## What you have to do
Return the lines below exactly, from the first line to the line that contains "from bokeh.resources import INLINE". Leave out pictures.

## Provided records
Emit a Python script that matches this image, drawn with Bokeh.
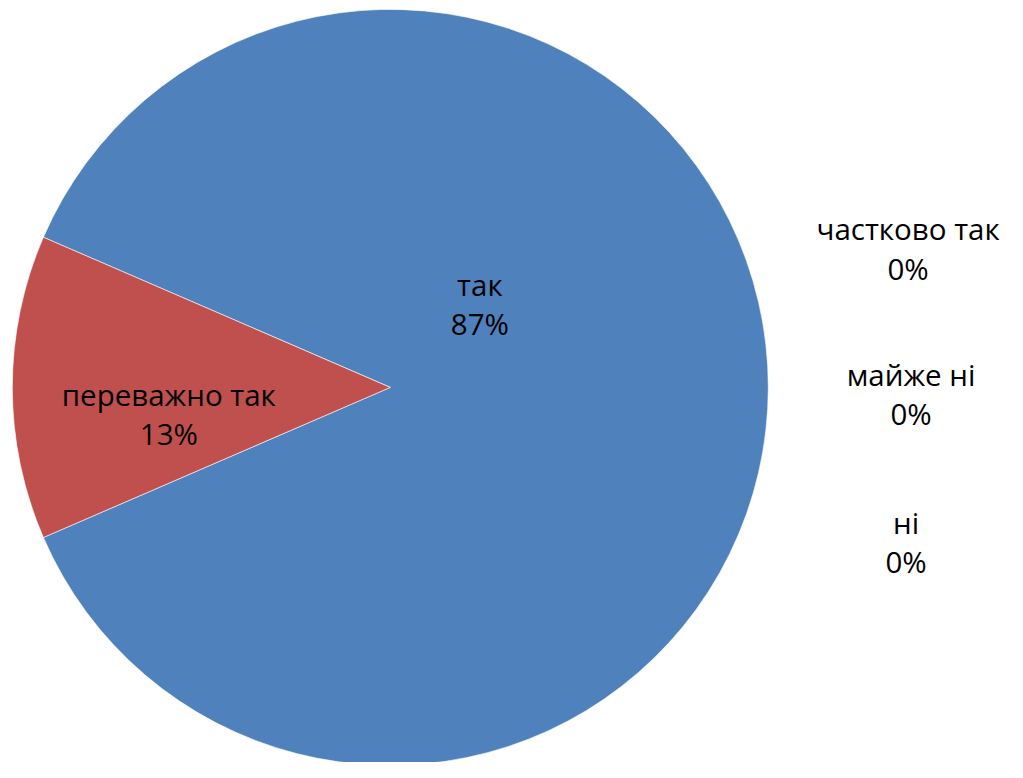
import math
from bokeh.plotting import figure
from bokeh.models import Range1d, ColumnDataSource
from bokeh.core.properties import value
from bokeh.embed import file_html
from bokeh.resources import INLINE

# ---- data ----
categories = ["так", "переважно так", "частково так", "майже ні", "ні"]
values = [87, 13, 0, 0, 0]
colors = ["#4F81BD", "#C0504D", "#9BBB59", "#8064A2", "#4BACC6"]

# ---- layout (reference pixel coordinates, 1023 x 778) ----
W, H = 1007, 762
REF_W, REF_H = 1023, 778
cx, cy, R = 396, 395, 384
label_x = [487, 171, 922, 925, 920]
label_name_y = [290, 402, 233, 382, 533]
label_pct_y = [330, 442, 274, 422, 573]

def sy(y):
    return REF_H - y

p = figure(width=W, height=H, output_backend="svg", toolbar_location=None,
           x_range=Range1d(0, REF_W), y_range=Range1d(0, REF_H),
           min_border=0, outline_line_color=None, background_fill_color="white")
p.axis.visible = False
p.grid.visible = False

total = sum(values)
start = math.pi + math.pi * values[1] / total  # red slice centred on the left
starts, ends, cols = [], [], []
a = start
for v, c in zip(values, colors):
    span = 2 * math.pi * v / total
    if v > 0:
        starts.append(a)
        ends.append(a + span)
        cols.append(c)
    a += span

src = ColumnDataSource(dict(x=[cx] * len(starts), y=[sy(cy)] * len(starts),
                            s=starts, e=ends, c=cols))
p.wedge(x="x", y="y", radius=R, start_angle="s", end_angle="e", source=src,
        fill_color="c", line_color="white", line_width=0.6)

lsrc = ColumnDataSource(dict(
    x=label_x,
    yn=[sy(y) for y in label_name_y],
    yp=[sy(y) for y in label_pct_y],
    name=categories,
    pct=[f"{v}%" for v in values],
))
for col, ycol in (("name", "yn"), ("pct", "yp")):
    p.text(x="x", y=ycol, text=col, source=lsrc, text_font=value("Open Sans"),
           text_font_size="29.5px", text_align="center", text_baseline="alphabetic",
           text_color="black")

open("out.html", "w").write(file_html(p, INLINE))
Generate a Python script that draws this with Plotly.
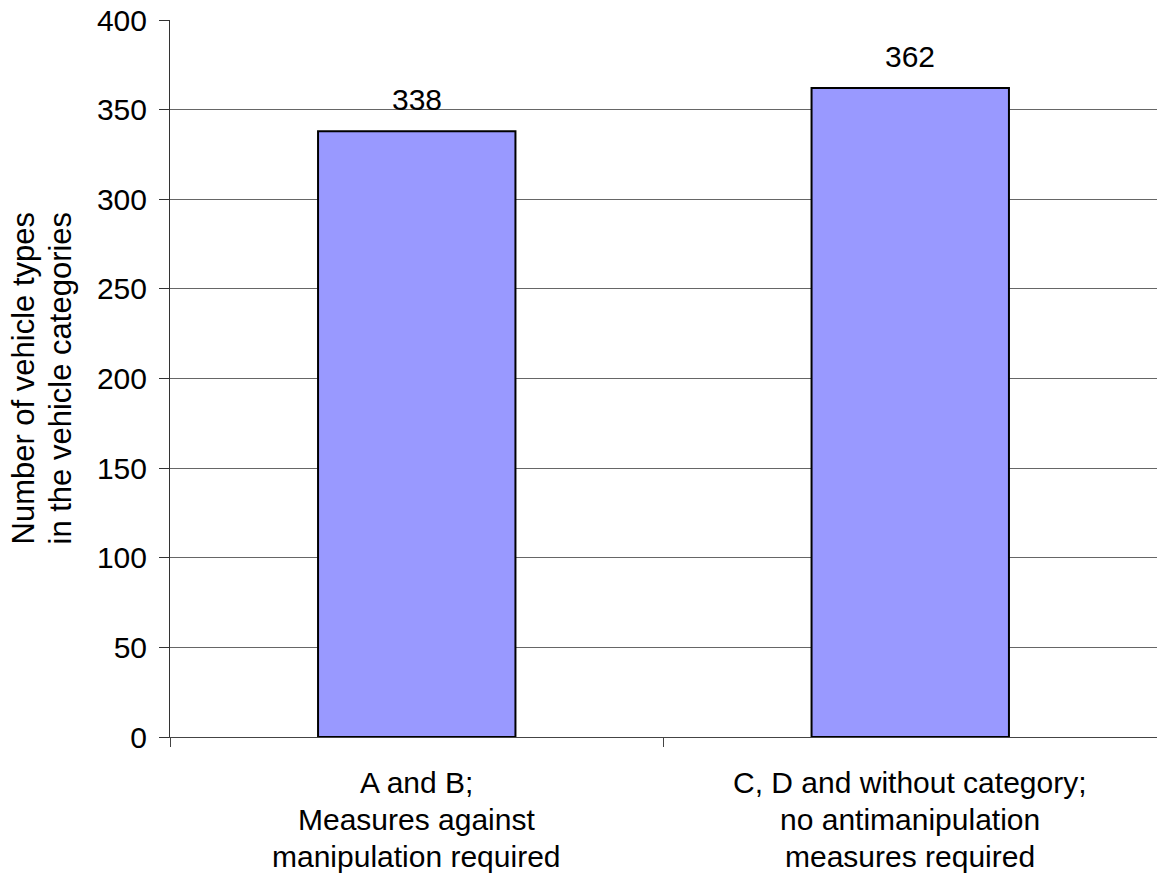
import plotly.graph_objects as go

categories = ["A and B;<br>Measures against<br>manipulation required",
              "C, D and without category;<br>no antimanipulation<br>measures required"]
values = [338, 362]
y_title_lines = ["Number of vehicle types", "in the vehicle categories"]
y_ticks = [0, 50, 100, 150, 200, 250, 300, 350, 400]

FONT = "Liberation Sans, Arial, sans-serif"
FS = 30

fig = go.Figure()
fig.add_trace(go.Bar(
    x=[0, 1], y=values,
    marker=dict(color="#9999FF", line=dict(color="#000000", width=2)),
    width=0.4, hoverinfo="y",
))

annotations = []
# data labels
for i, v in enumerate(values):
    annotations.append(dict(
        x=i, xref="x", y=v, yref="y", yanchor="middle", yshift=32,
        text=str(v), showarrow=False,
        font=dict(family=FONT, size=FS, color="#000000"),
    ))
# category labels
for i, cat in enumerate(categories):
    for j, line in enumerate(cat.split("<br>")):
        annotations.append(dict(
            x=i, xref="x", y=0, yref="paper", yanchor="middle",
            yshift=-45 - 37 * j, text=line, showarrow=False,
            font=dict(family=FONT, size=FS, color="#000000"),
        ))
# y-axis title
for j, line in enumerate(y_title_lines):
    annotations.append(dict(
        x=0, xref="paper", xshift=-147 + 37 * j, xanchor="center",
        y=0.5, yref="paper", text=line, showarrow=False, textangle=-90,
        font=dict(family=FONT, size=31, color="#000000"),
    ))

fig.update_layout(
    width=1157, height=875,
    margin=dict(l=170, r=0, t=20, b=138, autoexpand=False),
    paper_bgcolor="white", plot_bgcolor="white",
    showlegend=False,
    annotations=annotations,
    font=dict(family=FONT, size=FS, color="#000000"),
)
fig.update_xaxes(
    range=[-0.5, 1.5], tickmode="array", tickvals=[-0.5, 0.5, 1.5],
    showticklabels=False, ticks="outside", ticklen=9, tickcolor="#444444",
    showline=True, linecolor="#444444", linewidth=1, showgrid=False, zeroline=False,
    automargin=False,
)
fig.update_yaxes(
    range=[0, 400], tickmode="array", tickvals=y_ticks,
    ticks="outside", ticklen=10, tickcolor="#333333",
    showline=True, linecolor="#333333", linewidth=1,
    showgrid=True, gridcolor="#666666", gridwidth=1, zeroline=False,
    tickfont=dict(family=FONT, size=FS, color="#000000"),
    ticklabelstandoff=6, ticklabeloverflow="allow", automargin=False,
)

fig.write_html(
    "out.html",
    config={"displayModeBar": False},
    post_script="document.body.style.margin='0';document.body.style.overflow='hidden';",
)
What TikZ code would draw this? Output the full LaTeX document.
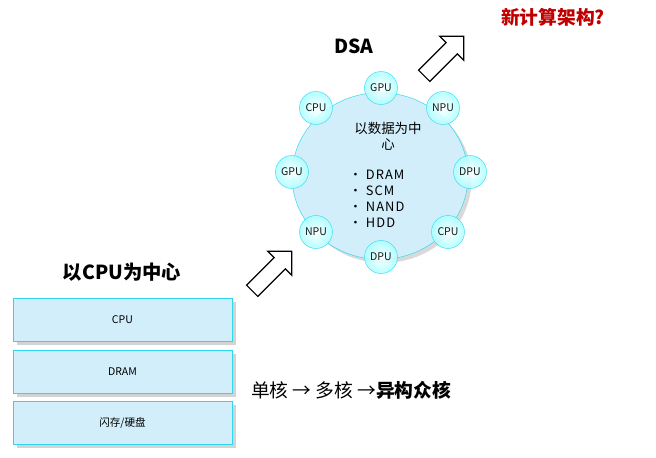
\documentclass[tikz,border=0pt]{standalone}
\usepackage{fontspec}
\setmainfont{Noto Sans CJK SC}
\usetikzlibrary{shapes.geometric,shadows}

\definecolor{boxblue}{RGB}{211,238,251}
\definecolor{boxline}{RGB}{45,215,240}
\definecolor{asknew}{RGB}{192,0,0}

\tikzset{
	layer/.style={draw=boxline, fill=boxblue, minimum width=6.57cm, minimum height=1.29cm,
		font=\fontsize{9}{10}\selectfont,
		drop shadow={opacity=0.35, shadow xshift=3pt, shadow yshift=-3pt}},
	unit/.style={circle, draw=boxline, inner sep=0pt, minimum size=0.99cm, opacity=0.9,
		inner color=white, outer color=cyan!32, font=\fontsize{9}{10}\selectfont},
	heading/.style={font=\fontsize{16.5}{19}\selectfont\bfseries},
	blockarrow/.style={line width=1pt, fill=white, line join=miter}
}

\begin{document}
\begin{tikzpicture}[x=0.03cm, y=-0.03cm]
	\useasboundingbox (0,0) rectangle (656,458);
	
	% left: CPU centred stack
	\node[heading] (cputitle) at (122,272) {以CPU为中心};
	\node[layer] (cpu) at (122.5,319.5) {CPU};
	\node[layer] (dram) at (122.5,371.5) {DRAM};
	\node[layer] (disk) at (122.5,423) {闪存/硬盘};
	
	\node[font=\fontsize{16}{18}\selectfont, anchor=west] (evol) at (247,390) {单核 → 多核 →\textbf{异构众核}};
	
	% right: DSA
	\node[heading] (dsa) at (354,46) {DSA};
	\node[heading, font=\fontsize{16}{19}\selectfont\bfseries, text=asknew] (ask) at (553,17) {新计算架构?};
	
	\node[ellipse, draw=boxline, fill=boxblue, minimum width=5.28cm, minimum height=5.0cm,
		drop shadow={opacity=0.3, shadow xshift=3pt, shadow yshift=-3pt}] (core) at (380,176) {};
	\node[align=center, font=\fontsize{11.5}{13.5}\selectfont] (centre) at (388,136) {以数据为中\\心};
	\node[anchor=west, align=left, font=\fontsize{11}{13.6}\selectfont\addfontfeature{LetterSpace=8}] (media) at (345,199)
		{\textbullet\ DRAM\\\textbullet\ SCM\\\textbullet\ NAND\\\textbullet\ HDD};
	
	\foreach \n/\x/\y/\t in {u1/381/88/GPU, u2/443/108/NPU, u3/470/172/DPU, u4/448/232/CPU,
		u5/381/257/DPU, u6/316/232/NPU, u7/292/172/GPU, u8/316/108/CPU}
	\node[unit] (\n) at (\x,\y) {\t};
	
	% block arrows
	\foreach \x/\y in {272/271, 444/56}
	\draw[blockarrow, shift={(\x,\y)}, rotate=45]
		(-28,-8) -- (11,-8) -- (11,-17) -- (28,0) -- (11,17) -- (11,8) -- (-28,8) -- cycle;
	
\end{tikzpicture}
\end{document}
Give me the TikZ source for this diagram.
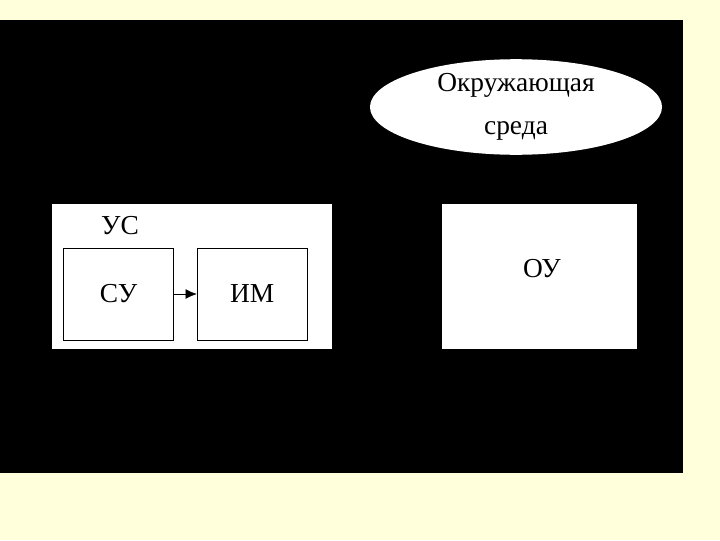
\documentclass[tikz,border=0pt]{standalone}
\usepackage{fontspec}
\setmainfont{Liberation Serif}
\usetikzlibrary{positioning, arrows.meta, shapes.geometric}
\definecolor{cream}{RGB}{255, 255, 220}

\begin{document}
\begin{tikzpicture}[
    x=0.025cm, y=-0.025cm,
    whitebox/.style={
        fill=white,
        inner sep=0pt,
        minimum height=3.625cm
    },
    unitbox/.style={
        draw=black,
        fill=white,
        minimum width=2.75cm,
        minimum height=2.3cm,
        font=\fontsize{19.5}{23}\selectfont
    },
    envbox/.style={
        ellipse,
        fill=white,
        inner sep=0pt,
        minimum width=7.3cm,
        minimum height=2.375cm,
        align=center,
        font=\fontsize{19.5}{31}\selectfont
    },
    lbl/.style={font=\fontsize{19.5}{23}\selectfont, inner sep=0pt}
]

% === Background ===
\useasboundingbox (0,0) rectangle (720,540);
\fill[cream] (0,0) rectangle (720,540);
\fill[black] (0,20) rectangle (683,473);

% === Environment ===
\node[envbox] (env) at (516,107) {Окружающая\\среда};

% === УС: control device ===
\node[whitebox, minimum width=7cm] (us) at (192,276.5) {};
\node[lbl] (uslbl) at (120,226) {УС};
\node[unitbox] (su) at (118.5,294) {СУ};
\node[unitbox, right=0.575cm of su] (im) {ИМ};

% === ОУ: controlled object ===
\node[whitebox, minimum width=4.875cm] (ou) at (539.5,276.5) {};
\node[lbl] (oulbl) at (542,269) {ОУ};

% === Arrows ===
\draw[-{Latex[length=8pt, width=7pt]}, thin] (su.east) -- (im.west);

\end{tikzpicture}
\end{document}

## Reply
Emit a Python script that matches this image, drawn with Bokeh.
import math
from bokeh.plotting import figure
from bokeh.models import Range1d, ColumnDataSource
from bokeh.core.properties import value
from bokeh.embed import file_html
from bokeh.resources import INLINE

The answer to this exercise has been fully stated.